● **Exercise description**
All lines from the beginning of the listing through the line with "arr.map((v) => (v" are to be copied word for word; the pictures are not.

##### Source data #####

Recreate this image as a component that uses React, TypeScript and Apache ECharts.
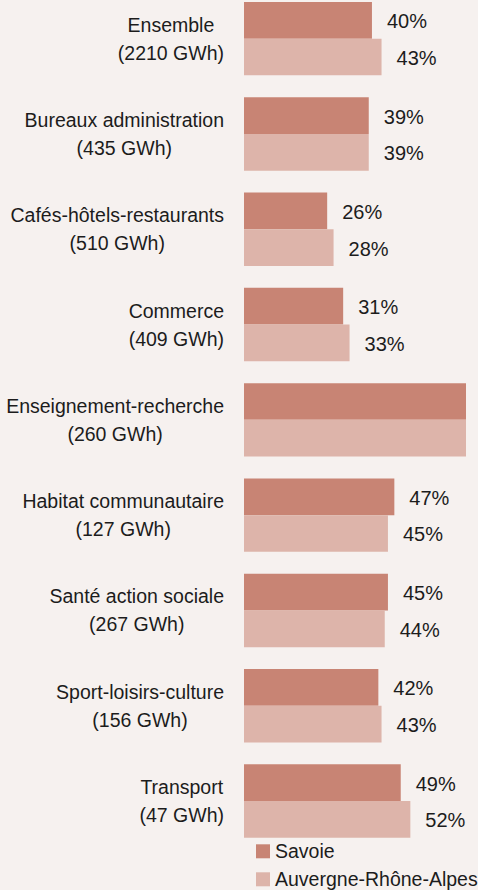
import React, { useEffect, useRef } from "react";
import * as echarts from "echarts";

const categories = [
  "Ensemble",
  "Bureaux administration",
  "Cafés-hôtels-restaurants",
  "Commerce",
  "Enseignement-recherche",
  "Habitat communautaire",
  "Santé action sociale",
  "Sport-loisirs-culture",
  "Transport",
];
const consumptionGWh = [2210, 435, 510, 409, 260, 127, 267, 156, 47];
const savoie = [40, 39, 26, 31, 75, 47, 45, 42, 49];
const auvergneRhoneAlpes = [43, 39, 28, 33, 75, 45, 44, 43, 52];
const seriesNames = ["Savoie", "Auvergne-Rhône-Alpes"];

const AXIS_MAX = 69.4;
const FONT = "'Liberation Sans', Arial, sans-serif";
const TEXT = "#1c1c1c";
const SHIFT = 9; // chart div is moved up by this many pixels

const toData = (arr: number[]) =>
  arr.map((v) => (v > AXIS_MAX ? { value: v, label: { show: false } } : v));

export default function App() {
  const ref = useRef<HTMLDivElement>(null);
  useEffect(() => {
    if (!ref.current) return;
    const chart = echarts.init(ref.current, undefined, { renderer: "svg" });
    const labelCfg = {
      show: true,
      position: "right",
      distance: 15,
      formatter: "{c}%",
      fontFamily: FONT,
      fontSize: 20,
      color: TEXT,
      offset: [0, 1],
    };
    chart.setOption({
      animation: false,
      backgroundColor: "#f6f1ef",
      grid: { left: 244, right: 12, top: 0, bottom: 899 - 857.7, containLabel: false },
      legend: {
        orient: "vertical",
        left: 256,
        top: 840.3 + SHIFT,
        height: 60,
        padding: 0,
        itemWidth: 14,
        itemHeight: 14,
        itemGap: 6,
        icon: "rect",
        data: seriesNames,
        textStyle: { fontFamily: FONT, fontSize: 19.5, lineHeight: 22, color: TEXT },
      },
      xAxis: {
        type: "value",
        min: 0,
        max: AXIS_MAX,
        show: false,
        splitLine: { show: false },
      },
      yAxis: {
        type: "category",
        inverse: true,
        data: categories,
        axisLine: { show: false },
        axisTick: { show: false },
        axisLabel: {
          margin: 20,
          formatter: (value: string, index: number) =>
            `{a|${value}}\n{a|(${consumptionGWh[index]} GWh)}`,
          rich: {
            a: {
              align: "center",
              fontFamily: FONT,
              fontSize: 19.5,
              lineHeight: 28,
              color: TEXT,
            },
          },
        },
      },
      series: [
        {
          name: seriesNames[0],
          type: "bar",
          data: toData(savoie),
          barGap: "0%",
          barCategoryGap: "23%",
          itemStyle: { color: "#c88474" },
          label: labelCfg,
          clip: true,
        },
        {
          name: seriesNames[1],
          type: "bar",
          data: toData(auvergneRhoneAlpes),
          barGap: "0%",
          barCategoryGap: "23%",
          itemStyle: { color: "#ddb4aa" },
          label: labelCfg,
          clip: true,
        },
      ],
    });
    return () => chart.dispose();
  }, []);
  return (
    <div
      ref={ref}
      style={{ position: "absolute", left: 0, top: -SHIFT, width: 478, height: 890 + SHIFT }}
    />
  );
}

#####

● **Exercise output**
Recreate this image as a component that uses React, TypeScript and Apache ECharts.
import React, { useEffect, useRef } from "react";
import * as echarts from "echarts";

const categories = [
  "Ensemble",
  "Bureaux administration",
  "Cafés-hôtels-restaurants",
  "Commerce",
  "Enseignement-recherche",
  "Habitat communautaire",
  "Santé action sociale",
  "Sport-loisirs-culture",
  "Transport",
];
const consumptionGWh = [2210, 435, 510, 409, 260, 127, 267, 156, 47];
const savoie = [40, 39, 26, 31, 75, 47, 45, 42, 49];
const auvergneRhoneAlpes = [43, 39, 28, 33, 75, 45, 44, 43, 52];
const seriesNames = ["Savoie", "Auvergne-Rhône-Alpes"];

const AXIS_MAX = 69.4;
const FONT = "'Liberation Sans', Arial, sans-serif";
const TEXT = "#1c1c1c";
const SHIFT = 9; // chart div is moved up by this many pixels

const toData = (arr: number[]) =>
  arr.map((v) => (v > AXIS_MAX ? { value: v, label: { show: false } } : v));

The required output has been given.